Typical it takes about two days to complete the climb to the summit, with several comfortable mountain huts located at notable points along the trail to the summit that climbers can stay in. Ascending the Mont Blanc may not be all that technically challenging, but it still requires a high level of physical fitness and experience using crampons and an ice axe. Climbers can choose one of the two most common routes to climb the Mont Blanc from Chamonix. The first route that starts from the Aiguille du Midi plains, over Mont Blanc du Tacul is easier and more popular while the Mont Maudit route is generally quieter but slightly more technical depending on the conditions. READ MORE ABOUT THE MOUNT BLANC…
4. Mount Elbrus — Russia, Europe
Elevation: 5,642m (18,510ft)
Mount Elbrus is the tallest mountain in all of Europe and its height makes for a most imposing sight. The summit is usually covered in snow all year long but accessible via a chairlift that takes most climbers up to the traditional starting point located at 12,500 feet. This greatly reduces the amount of time it takes to reach the top so that climbers can reach the mountain summit in one or two days. Most routes up the mountain are fortified with a string of huts, making it easy to plan for accommodation and acclimatization. Potential climbers may require several permits before they can attempt the Elbrus, so be sure to plan well in advance.
Climbing up Mount Elbrus is completely nontechnical if you are using the normal route, the only concerns you need to be worried about along the way are the weather and altitude.
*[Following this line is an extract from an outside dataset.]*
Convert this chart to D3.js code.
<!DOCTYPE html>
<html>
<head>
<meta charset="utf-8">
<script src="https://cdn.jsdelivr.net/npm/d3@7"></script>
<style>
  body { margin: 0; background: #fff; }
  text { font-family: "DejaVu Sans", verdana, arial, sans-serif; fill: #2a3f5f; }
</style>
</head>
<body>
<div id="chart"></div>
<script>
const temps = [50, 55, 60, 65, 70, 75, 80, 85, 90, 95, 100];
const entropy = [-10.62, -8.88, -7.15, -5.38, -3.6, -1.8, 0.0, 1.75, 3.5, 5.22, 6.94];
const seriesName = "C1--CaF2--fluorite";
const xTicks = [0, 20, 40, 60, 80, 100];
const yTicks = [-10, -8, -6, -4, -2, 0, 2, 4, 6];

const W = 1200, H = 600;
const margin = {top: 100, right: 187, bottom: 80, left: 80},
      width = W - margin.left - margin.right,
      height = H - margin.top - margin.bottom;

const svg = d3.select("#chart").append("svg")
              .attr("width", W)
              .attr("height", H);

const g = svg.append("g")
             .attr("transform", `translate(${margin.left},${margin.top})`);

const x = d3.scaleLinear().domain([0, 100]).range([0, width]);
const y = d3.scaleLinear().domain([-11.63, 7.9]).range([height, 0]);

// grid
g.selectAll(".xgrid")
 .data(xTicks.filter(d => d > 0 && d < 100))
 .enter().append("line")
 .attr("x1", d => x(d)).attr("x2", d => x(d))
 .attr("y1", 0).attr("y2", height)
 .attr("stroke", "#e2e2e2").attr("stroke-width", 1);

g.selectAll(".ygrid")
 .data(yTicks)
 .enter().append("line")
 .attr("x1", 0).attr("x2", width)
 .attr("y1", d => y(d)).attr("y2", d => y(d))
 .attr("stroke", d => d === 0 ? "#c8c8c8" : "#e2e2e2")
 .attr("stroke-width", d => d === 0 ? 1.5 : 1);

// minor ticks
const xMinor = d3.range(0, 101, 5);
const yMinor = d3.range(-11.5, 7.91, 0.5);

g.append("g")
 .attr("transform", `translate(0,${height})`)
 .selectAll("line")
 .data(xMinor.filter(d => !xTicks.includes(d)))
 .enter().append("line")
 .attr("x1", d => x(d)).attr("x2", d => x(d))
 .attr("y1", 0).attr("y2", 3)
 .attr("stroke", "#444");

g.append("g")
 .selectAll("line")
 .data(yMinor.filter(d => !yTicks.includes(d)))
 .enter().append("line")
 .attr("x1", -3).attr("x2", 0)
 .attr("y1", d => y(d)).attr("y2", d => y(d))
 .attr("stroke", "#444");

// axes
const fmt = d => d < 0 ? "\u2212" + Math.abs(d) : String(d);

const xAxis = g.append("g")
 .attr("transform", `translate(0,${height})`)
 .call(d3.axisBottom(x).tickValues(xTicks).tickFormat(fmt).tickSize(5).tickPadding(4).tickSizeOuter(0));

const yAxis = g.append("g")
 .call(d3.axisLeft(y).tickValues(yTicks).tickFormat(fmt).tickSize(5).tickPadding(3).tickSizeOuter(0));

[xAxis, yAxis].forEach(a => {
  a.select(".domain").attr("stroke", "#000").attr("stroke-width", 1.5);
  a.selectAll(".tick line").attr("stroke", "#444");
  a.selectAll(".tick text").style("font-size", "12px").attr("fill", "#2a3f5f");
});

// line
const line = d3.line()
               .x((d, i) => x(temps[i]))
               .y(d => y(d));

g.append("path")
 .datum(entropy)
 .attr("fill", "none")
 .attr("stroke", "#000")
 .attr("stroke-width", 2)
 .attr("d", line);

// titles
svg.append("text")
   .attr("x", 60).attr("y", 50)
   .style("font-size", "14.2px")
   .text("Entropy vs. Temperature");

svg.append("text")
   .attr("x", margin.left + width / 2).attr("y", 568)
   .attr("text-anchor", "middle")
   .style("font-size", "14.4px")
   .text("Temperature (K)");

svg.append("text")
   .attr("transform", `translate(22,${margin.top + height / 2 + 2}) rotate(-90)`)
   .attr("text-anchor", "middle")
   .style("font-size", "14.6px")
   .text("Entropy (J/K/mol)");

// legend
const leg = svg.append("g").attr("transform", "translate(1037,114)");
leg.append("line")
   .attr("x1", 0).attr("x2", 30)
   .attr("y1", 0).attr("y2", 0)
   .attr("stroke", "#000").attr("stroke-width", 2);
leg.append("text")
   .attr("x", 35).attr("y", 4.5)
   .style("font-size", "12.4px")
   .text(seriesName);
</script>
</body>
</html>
If you like to hike up the summit with a party then July and August are the best times for an attempt, as the mountain can be very crowded during those months. However, if you prefer fewer people around when attempting the climb, you can go in the months of June and September. The weather during this time can be more unpredictable, with possible high winds and heavier snow. Over 10,000 people attempt the mountain climb each year. READ MORE ABOUT THE ELBRUS…
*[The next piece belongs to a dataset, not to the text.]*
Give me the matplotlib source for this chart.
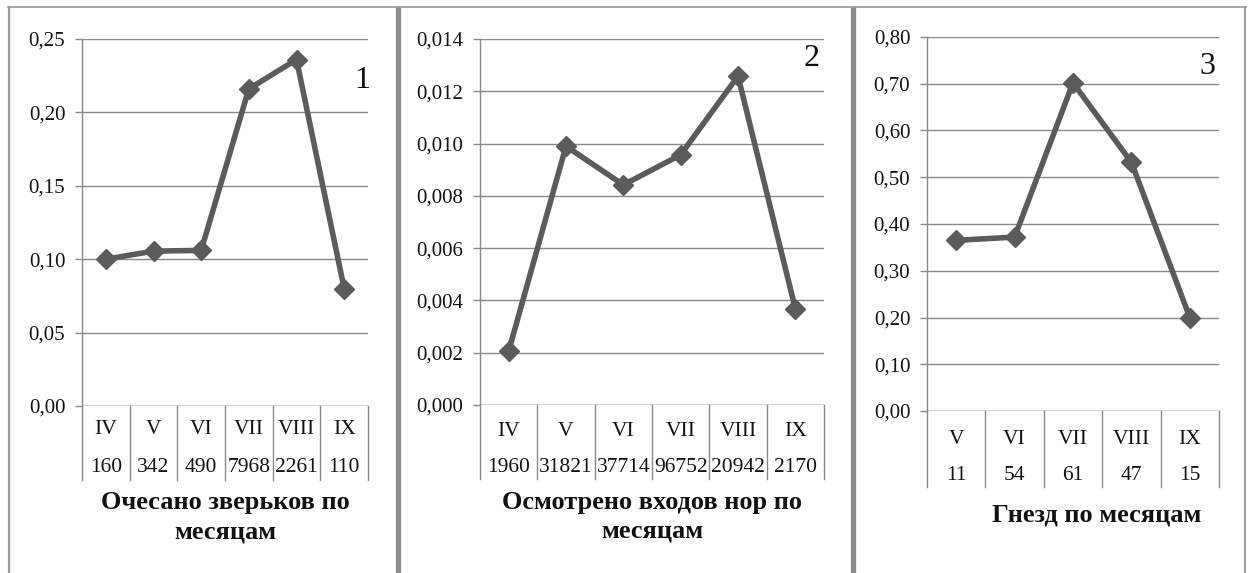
import numpy as np
import matplotlib
matplotlib.use("Agg")
import matplotlib.pyplot as plt
from matplotlib.transforms import blended_transform_factory

plt.rcParams['font.family'] = ['Liberation Serif', 'DejaVu Serif']

W, H = 1251, 573
DPI = 100

# --- data -------------------------------------------------------------
months_1 = ["IV", "V", "VI", "VII", "VIII", "IX"]
counts_1 = ["160", "342", "490", "7968", "2261", "110"]
values_1 = [0.100, 0.1055, 0.106, 0.216, 0.236, 0.080]
title_1 = ["Очесано зверьков по", "месяцам"]

months_2 = ["IV", "V", "VI", "VII", "VIII", "IX"]
counts_2 = ["1960", "31821", "37714", "96752", "20942", "2170"]
values_2 = [0.00206, 0.0099, 0.00842, 0.00957, 0.01258, 0.00368]
title_2 = ["Осмотрено входов нор по", "месяцам"]

months_3 = ["V", "VI", "VII", "VIII", "IX"]
counts_3 = ["11", "54", "61", "47", "15"]
values_3 = [0.365, 0.372, 0.702, 0.532, 0.200]
title_3 = ["Гнезд по месяцам"]

LINE = "#5b5b5b"
GRID = "#8a8a8a"
FRAME = "#9a9a9a"

fig = plt.figure(figsize=(W / DPI, H / DPI), dpi=DPI)
fig.patch.set_facecolor("white")

# background layer in pixel coordinates for the panel frames and captions
frame = fig.add_axes([0, 0, 1, 1], zorder=-5)
frame.set_xlim(0, W)
frame.set_ylim(H, 0)
frame.axis("off")
frame.plot([8, 1246], [7, 7], color=FRAME, lw=1.2)
frame.plot([9, 9], [7, H], color=FRAME, lw=1.6)
frame.plot([1245, 1245], [7, H], color=FRAME, lw=1.4)
for xb in (397.5, 852.5):
    frame.plot([xb, xb], [7, H], color="#8c8c8c", lw=3.8, solid_capstyle="butt")


def panel(left, right, top, bottom, ymax, step, fmt, months, counts, values,
          row1_y, row2_y, tab_bottom, title_lines, title_ys, title_x,
          num, num_xy):
    ax = fig.add_axes([left / W, 1 - bottom / H, (right - left) / W,
                       (bottom - top) / H])
    ax.patch.set_visible(False)
    n = len(values)
    ax.set_xlim(0, n)
    ax.set_ylim(0, ymax)
    ticks = np.arange(0, ymax + step / 2, step)
    ax.set_yticks(ticks)
    ax.set_yticklabels([fmt.format(t).replace(".", ",") for t in ticks])
    ax.set_xticks([])
    ax.yaxis.grid(True, color=GRID, lw=1.0)
    ax.set_axisbelow(True)
    for s in ("top", "right", "bottom"):
        ax.spines[s].set_visible(False)
    ax.spines["left"].set_color(GRID)
    ax.spines["left"].set_linewidth(1.0)
    ax.tick_params(axis="y", length=5, width=1.0, color=GRID, pad=7,
                   labelsize=15, labelcolor="#111111")
    ax.axhline(0, color=GRID, lw=1.0)

    xs = np.arange(n) + 0.5
    ax.plot(xs, values, color=LINE, lw=4.0, marker="D", ms=10.5,
            mfc=LINE, mec=LINE, zorder=3, clip_on=False)

    # category table under the plot
    span = bottom - top
    tr = blended_transform_factory(ax.transData, ax.transAxes)
    yb = -(tab_bottom - bottom) / span
    for k in range(n + 1):
        ax.plot([k, k], [0, yb], color=GRID, lw=1.0, transform=tr,
                clip_on=False)
    r1 = -(row1_y - bottom) / span
    r2 = -(row2_y - bottom) / span
    for i in range(n):
        ax.text(i + 0.5, r1, months[i], transform=tr, ha="center",
                va="center", fontsize=15.5, color="#111111")
        ax.text(i + 0.5, r2, counts[i], transform=tr, ha="center",
                va="center", fontsize=15.5, color="#111111")

    for line, ty in zip(title_lines, title_ys):
        frame.text(title_x, ty, line, ha="center", va="center",
                   fontsize=19, fontweight="bold", color="#111111")
    frame.text(num_xy[0], num_xy[1], num, ha="center", va="center",
               fontsize=23, color="#111111")
    return ax


panel(82, 368, 39, 406, 0.25, 0.05, "{:.2f}", months_1, counts_1, values_1,
      430, 468, 480, title_1, (502, 532), 225, "1", (362, 80))
panel(480, 824, 39, 405, 0.014, 0.002, "{:.3f}", months_2, counts_2, values_2,
      431, 468, 479, title_2, (503, 531), 652, "2", (812, 58))
panel(927, 1219, 37, 411, 0.80, 0.10, "{:.2f}", months_3, counts_3, values_3,
      439, 475, 487, title_3, (515,), 1097, "3", (1207, 67))

fig.savefig("out.png", dpi=DPI, facecolor="white")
5. Mount Temple — Canada, North America
Elevation: 3,544m (11,627ft)
Mount Temple is one of the easiest 4000m peaks in the Canadian Rockies and also one of the most frequently climbed mountains in the area. The summit is an impressive one dominating the landscape around Lake Louise in Banff National Park, Canada. However, thanks to its relatively low elevation gain, climbers can reach the summit in a day with an early start. The climb does not require much technical knowledge as the summit is accessible by most fit hikers willing to work their way up the trail, which can be a bit of a scramble at times.
Although Mount Temple is relatively accessible, it should be noted that it is a giant and finding easy routes can be a particular challenge. However, this can easily be overcome with the use of an experienced mountain guide. Climbing Mount Temple provides all of the adventures of climbing a massive mountain, without requiring any advanced technical knowledge. The best part is that the views from the top are unbeatable and the trip is enjoyable throughout (despite the scrambling involved).
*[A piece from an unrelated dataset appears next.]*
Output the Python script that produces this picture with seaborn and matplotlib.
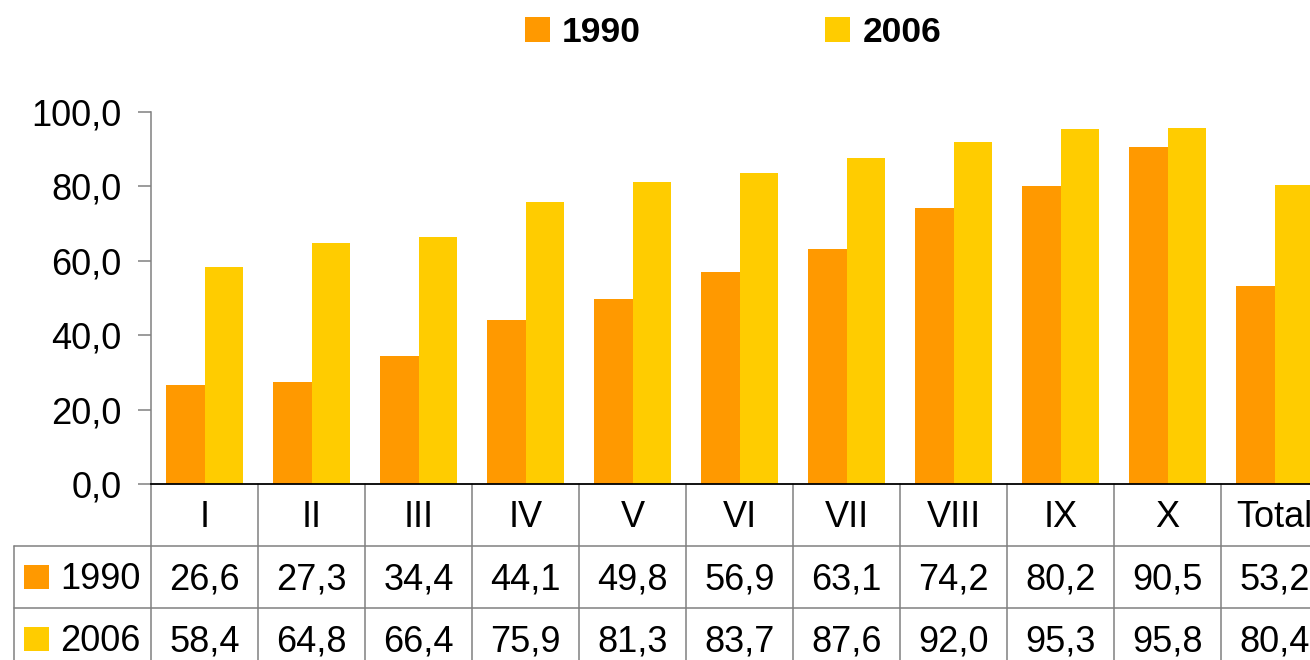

6. Mount Rainier — Washington, USA
Elevation: 4,392m (14,411ft)
Mount Rainier offers limitless mountaineering possibilities and is considered to be the most extensively glaciated mountain in the United States. The mountaineering experience is heightened by the combination of high altitude, a variety of routes, and unpredictable Northwest weather. This also makes the mountain a great place for beginner climbers to gain important skills that they wouldn’t get anywhere else. Some basic rope skills are necessary when attempting to climb Mount Rainier’s slopes as the extra layers of ice and snow can make both the climb up and the descent a bit more treacherous.
This is why it is a common location for beginners to gain valuable experience not just with glacier trekking and crevasse avoidance, but also with ropes and scrambling techniques. It is also the perfect setting for beginner/mid-level climbers who are considering moving on to more challenging peaks. It is possible to attempt the mountain all year long, depending on weather conditions. However, the season between May and September is best for inexperienced climbers as the weather is less severe. About 13,000 people make the attempt each year and the climb takes about two to three days to complete. READ MORE ABOUT MOUNT REINIER…
7. Jbel Toubkal — Morocco, Africa
Elevation: 4167m (13,671ft)
Standing at 4,167m, Mount Jbel Toubkal is the highest peak in the High Atlas Mountains of Morocco. It offers a non-technical and relatively easy trek to the summit, although poor weather conditions, high winds, and altitude sickness can still be of concern. The climb requires only a reasonable degree of fitness and determination as the mountain is easily reachable from Marrakech. There is also the presence of a network of trekking trails that offer striking high altitude lush valleys, mountain scenery, and relatively untouched Berber communities.
The Jbel Toubkal is accessible all year round, but the best time to take on this peak is between May and September. This is because snow settles above 3000m in winter, from Nov – May, and crampons and ice axes are required. Even with its considerable height, it only takes about two days to complete the hike to the summit and beginners are advised to stick to climbing during the warmer, drier season instead. The summit provides some outstanding views of the surrounding peaks and valleys and it is a perfect setting for those looking to dip their toe in the mountaineering waters for the first time.
These seven easy 4000m peaks are all possible for beginning mountaineers with the help of a guide. It also helps to be fit and to have some basic training regarding your equipment and the terrain you are attempting to climb. Although not every climb is a success, your drive and motivation can make your sojourn up these easy 4000m peaks an exciting experience.